Tuesday, November 01, 2011

"Can't is the cancer of happening"

My dad and I are both impulsive overachievers.  To the point where it drives my mom crazy since we're always coming up with half-baked schemes for weird certifications, degrees, and qualifications.  My mom just doesn't get us...she tells me that all she ever wanted was for me to be "normal" and not go about trying to do anything extra or out of the ordinary.  What fun would it be if I didn't sign up for strange things on a whim?  Also, being able to get Mom riled up and spittin' tacks about how ridiculous I am is a big part of the fun.

In the summer of 2009, I pulled an Elle Woods and woke up one day and said, "I think I'll get a Ph.D."  I did a quick Google before work to find an English Lit doctoral program, realized that the school that I wanted to go to didn't have a program higher than Master's for that, I decided to find the closest thing, and, therefore, landed on Communication.  I applied that morning to start the program on temporary non-degree status (since it was a month before I wanted to start and 7 months after the application deadline) and suddenly, I was starting a Ph.D. program before I had lunch.  I'm impulsive, if nothing else.  Mom thought I'd lost my mind that day.  Dad was all like, "Yaaaaay! That's totally normal."
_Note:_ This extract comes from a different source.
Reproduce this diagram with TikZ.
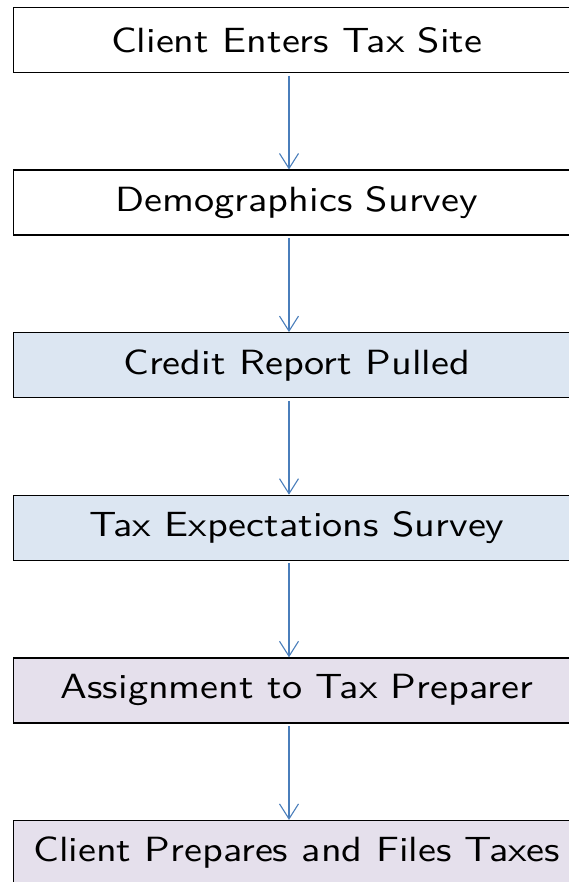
\documentclass[tikz,border=0pt]{standalone}
\usepackage{fontspec}
\usepackage{tikz}
\usetikzlibrary{arrows.meta, positioning}
\newfontfamily\boxfont{lmsans10-regular}[Extension=.otf, FakeStretch=1.15]
\definecolor{flowblue}{RGB}{74,126,187}
\definecolor{stepblue}{RGB}{220,230,242}
\definecolor{steplilac}{RGB}{229,224,236}

\begin{document}
\begin{tikzpicture}[
    x=1pt, y=1pt,
    node distance=96.4pt,
    block/.style={rectangle, draw=black, line width=1.2pt, minimum width=567pt, minimum height=65pt, inner sep=0pt, font=\boxfont\fontsize{35}{42}\selectfont},
    arrow/.style={-{Straight Barb[length=15pt,width=19pt]}, line width=1.1pt, draw=flowblue, shorten <=2.5pt}
]
\clip (0,0) rectangle (569,-882);
\coordinate (spine) at (289,0);

\node[block] (enter) at (296.75,-40) {Client Enters Tax Site};
\node[block, below=of enter] (demo) {Demographics Survey};
\node[block, fill=stepblue, below=of demo] (credit) {Credit Report Pulled};
\node[block, fill=stepblue, below=of credit] (expect) {Tax Expectations Survey};
\node[block, fill=steplilac, below=of expect] (assign) {Assignment to Tax Preparer};
\node[block, fill=steplilac, below=of assign] (files) {Client Prepares and Files Taxes};

\draw[arrow] (enter.south -| spine) -- (demo.north -| spine);
\draw[arrow] (demo.south -| spine) -- (credit.north -| spine);
\draw[arrow] (credit.south -| spine) -- (expect.north -| spine);
\draw[arrow] (expect.south -| spine) -- (assign.north -| spine);
\draw[arrow] (assign.south -| spine) -- (files.north -| spine);
\end{tikzpicture}
\end{document}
Fast forward two years.  Yesterday I advanced to Ph.D. candidacy, and since Eric is out of town, my parents and I went out to celebrate at the Olive Garden (don't judge).  My dad had two Xanexes before we left, so he started to let out secrets by the end of dinner.  He spilled that he was thinking about getting his pilot's license, because, why not, right? Since Dad paved the way and Mom had already used up some of her trademark logic and energy, I took that opportunity to announce that I've applied to the community college to start taking French classes next semester.  I'll only be writing my dissertation and teaching one class after work then, so I'm pretty free. My mom stopped mid pilot rant to cough out, "What is wrong with you?!"  Of course, that only made us talk about all of the Associate's degrees we could add on to our doctor titles, which also made Mom madder.  We got all the way to planning how we're going to get our pilot's licenses, boating licenses, CDLs, scuba certifications, certificates in phlebotomy, and Associates' in radiology, construction management, emergency medical services (since Dad already has a book), and welding. 

You'll be glad to know that I got my acceptance letter from the community college today, so the world is my oyster.  I called my mom and told her that I had earth shattering news.  She's still not speaking to me, although it was tough for her not to comment on shirtless Derek Hough on Dancing with the Stars tonight.  She's a woman of willpower.  Someone has to be "normal," here right?